Dataset section>
__________

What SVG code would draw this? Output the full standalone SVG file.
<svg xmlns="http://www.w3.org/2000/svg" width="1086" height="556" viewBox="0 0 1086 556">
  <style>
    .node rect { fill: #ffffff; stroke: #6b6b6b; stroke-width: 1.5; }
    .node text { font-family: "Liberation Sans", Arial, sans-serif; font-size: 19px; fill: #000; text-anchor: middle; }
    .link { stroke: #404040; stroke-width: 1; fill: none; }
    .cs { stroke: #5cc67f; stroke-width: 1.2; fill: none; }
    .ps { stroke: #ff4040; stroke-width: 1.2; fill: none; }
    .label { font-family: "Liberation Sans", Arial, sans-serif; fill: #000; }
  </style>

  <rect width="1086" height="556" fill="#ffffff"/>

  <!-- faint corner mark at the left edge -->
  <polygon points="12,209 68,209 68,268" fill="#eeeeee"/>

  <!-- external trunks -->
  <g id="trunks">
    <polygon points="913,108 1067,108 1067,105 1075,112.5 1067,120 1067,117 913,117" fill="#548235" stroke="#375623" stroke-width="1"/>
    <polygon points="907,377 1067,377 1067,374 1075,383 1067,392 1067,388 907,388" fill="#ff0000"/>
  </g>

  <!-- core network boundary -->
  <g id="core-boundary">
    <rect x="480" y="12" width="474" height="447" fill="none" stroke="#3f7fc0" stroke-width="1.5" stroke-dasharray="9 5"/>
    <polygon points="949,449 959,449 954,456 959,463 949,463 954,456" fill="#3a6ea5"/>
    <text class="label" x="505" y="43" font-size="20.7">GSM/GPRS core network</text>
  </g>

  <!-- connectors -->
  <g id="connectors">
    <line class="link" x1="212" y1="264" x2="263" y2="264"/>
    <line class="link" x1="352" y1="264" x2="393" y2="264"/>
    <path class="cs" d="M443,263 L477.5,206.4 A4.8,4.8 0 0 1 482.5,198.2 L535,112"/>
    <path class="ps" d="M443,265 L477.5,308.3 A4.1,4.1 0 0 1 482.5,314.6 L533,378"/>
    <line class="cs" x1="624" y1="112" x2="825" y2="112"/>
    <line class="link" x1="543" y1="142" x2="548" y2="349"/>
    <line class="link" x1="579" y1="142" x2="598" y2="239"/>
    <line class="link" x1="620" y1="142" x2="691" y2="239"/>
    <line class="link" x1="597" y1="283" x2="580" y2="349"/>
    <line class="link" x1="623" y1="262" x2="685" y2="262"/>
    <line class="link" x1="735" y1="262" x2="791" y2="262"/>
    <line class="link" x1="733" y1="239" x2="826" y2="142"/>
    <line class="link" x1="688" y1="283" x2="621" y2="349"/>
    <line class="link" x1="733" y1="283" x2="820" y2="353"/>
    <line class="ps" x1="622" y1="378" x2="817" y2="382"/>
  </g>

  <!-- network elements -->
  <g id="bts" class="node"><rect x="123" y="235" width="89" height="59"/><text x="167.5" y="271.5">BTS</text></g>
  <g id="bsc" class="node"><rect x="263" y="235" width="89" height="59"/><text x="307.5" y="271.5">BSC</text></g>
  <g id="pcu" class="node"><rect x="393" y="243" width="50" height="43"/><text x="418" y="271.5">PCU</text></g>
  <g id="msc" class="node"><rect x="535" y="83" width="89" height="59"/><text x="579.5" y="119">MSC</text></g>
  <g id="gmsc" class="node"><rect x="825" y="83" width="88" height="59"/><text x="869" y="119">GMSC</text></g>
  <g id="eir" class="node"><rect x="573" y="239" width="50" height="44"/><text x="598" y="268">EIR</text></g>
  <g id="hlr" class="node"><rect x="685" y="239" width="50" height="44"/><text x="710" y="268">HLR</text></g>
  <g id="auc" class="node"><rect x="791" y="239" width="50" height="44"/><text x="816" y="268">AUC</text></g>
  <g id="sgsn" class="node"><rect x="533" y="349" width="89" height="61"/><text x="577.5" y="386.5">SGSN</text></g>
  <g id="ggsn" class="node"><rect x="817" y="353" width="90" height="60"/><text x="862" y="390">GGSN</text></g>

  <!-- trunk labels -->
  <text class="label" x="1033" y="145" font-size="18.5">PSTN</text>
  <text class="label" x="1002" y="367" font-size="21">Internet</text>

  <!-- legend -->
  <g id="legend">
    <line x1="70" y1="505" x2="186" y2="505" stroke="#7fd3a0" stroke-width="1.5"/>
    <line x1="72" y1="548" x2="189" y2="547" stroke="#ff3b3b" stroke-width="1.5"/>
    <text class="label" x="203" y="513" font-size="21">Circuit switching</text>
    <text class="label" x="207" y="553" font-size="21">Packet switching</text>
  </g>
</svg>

__________

Transcribe the whole listing with nothing added or left out.

Task answer>
What SVG code would draw this? Output the full standalone SVG file.
<svg xmlns="http://www.w3.org/2000/svg" width="1086" height="556" viewBox="0 0 1086 556">
  <style>
    .node rect { fill: #ffffff; stroke: #6b6b6b; stroke-width: 1.5; }
    .node text { font-family: "Liberation Sans", Arial, sans-serif; font-size: 19px; fill: #000; text-anchor: middle; }
    .link { stroke: #404040; stroke-width: 1; fill: none; }
    .cs { stroke: #5cc67f; stroke-width: 1.2; fill: none; }
    .ps { stroke: #ff4040; stroke-width: 1.2; fill: none; }
    .label { font-family: "Liberation Sans", Arial, sans-serif; fill: #000; }
  </style>

  <rect width="1086" height="556" fill="#ffffff"/>

  <!-- faint corner mark at the left edge -->
  <polygon points="12,209 68,209 68,268" fill="#eeeeee"/>

  <!-- external trunks -->
  <g id="trunks">
    <polygon points="913,108 1067,108 1067,105 1075,112.5 1067,120 1067,117 913,117" fill="#548235" stroke="#375623" stroke-width="1"/>
    <polygon points="907,377 1067,377 1067,374 1075,383 1067,392 1067,388 907,388" fill="#ff0000"/>
  </g>

  <!-- core network boundary -->
  <g id="core-boundary">
    <rect x="480" y="12" width="474" height="447" fill="none" stroke="#3f7fc0" stroke-width="1.5" stroke-dasharray="9 5"/>
    <polygon points="949,449 959,449 954,456 959,463 949,463 954,456" fill="#3a6ea5"/>
    <text class="label" x="505" y="43" font-size="20.7">GSM/GPRS core network</text>
  </g>

  <!-- connectors -->
  <g id="connectors">
    <line class="link" x1="212" y1="264" x2="263" y2="264"/>
    <line class="link" x1="352" y1="264" x2="393" y2="264"/>
    <path class="cs" d="M443,263 L477.5,206.4 A4.8,4.8 0 0 1 482.5,198.2 L535,112"/>
    <path class="ps" d="M443,265 L477.5,308.3 A4.1,4.1 0 0 1 482.5,314.6 L533,378"/>
    <line class="cs" x1="624" y1="112" x2="825" y2="112"/>
    <line class="link" x1="543" y1="142" x2="548" y2="349"/>
    <line class="link" x1="579" y1="142" x2="598" y2="239"/>
    <line class="link" x1="620" y1="142" x2="691" y2="239"/>
    <line class="link" x1="597" y1="283" x2="580" y2="349"/>
    <line class="link" x1="623" y1="262" x2="685" y2="262"/>
    <line class="link" x1="735" y1="262" x2="791" y2="262"/>
    <line class="link" x1="733" y1="239" x2="826" y2="142"/>
    <line class="link" x1="688" y1="283" x2="621" y2="349"/>
    <line class="link" x1="733" y1="283" x2="820" y2="353"/>
    <line class="ps" x1="622" y1="378" x2="817" y2="382"/>
  </g>

  <!-- network elements -->
  <g id="bts" class="node"><rect x="123" y="235" width="89" height="59"/><text x="167.5" y="271.5">BTS</text></g>
  <g id="bsc" class="node"><rect x="263" y="235" width="89" height="59"/><text x="307.5" y="271.5">BSC</text></g>
  <g id="pcu" class="node"><rect x="393" y="243" width="50" height="43"/><text x="418" y="271.5">PCU</text></g>
  <g id="msc" class="node"><rect x="535" y="83" width="89" height="59"/><text x="579.5" y="119">MSC</text></g>
  <g id="gmsc" class="node"><rect x="825" y="83" width="88" height="59"/><text x="869" y="119">GMSC</text></g>
  <g id="eir" class="node"><rect x="573" y="239" width="50" height="44"/><text x="598" y="268">EIR</text></g>
  <g id="hlr" class="node"><rect x="685" y="239" width="50" height="44"/><text x="710" y="268">HLR</text></g>
  <g id="auc" class="node"><rect x="791" y="239" width="50" height="44"/><text x="816" y="268">AUC</text></g>
  <g id="sgsn" class="node"><rect x="533" y="349" width="89" height="61"/><text x="577.5" y="386.5">SGSN</text></g>
  <g id="ggsn" class="node"><rect x="817" y="353" width="90" height="60"/><text x="862" y="390">GGSN</text></g>

  <!-- trunk labels -->
  <text class="label" x="1033" y="145" font-size="18.5">PSTN</text>
  <text class="label" x="1002" y="367" font-size="21">Internet</text>

  <!-- legend -->
  <g id="legend">
    <line x1="70" y1="505" x2="186" y2="505" stroke="#7fd3a0" stroke-width="1.5"/>
    <line x1="72" y1="548" x2="189" y2="547" stroke="#ff3b3b" stroke-width="1.5"/>
    <text class="label" x="203" y="513" font-size="21">Circuit switching</text>
    <text class="label" x="207" y="553" font-size="21">Packet switching</text>
  </g>
</svg>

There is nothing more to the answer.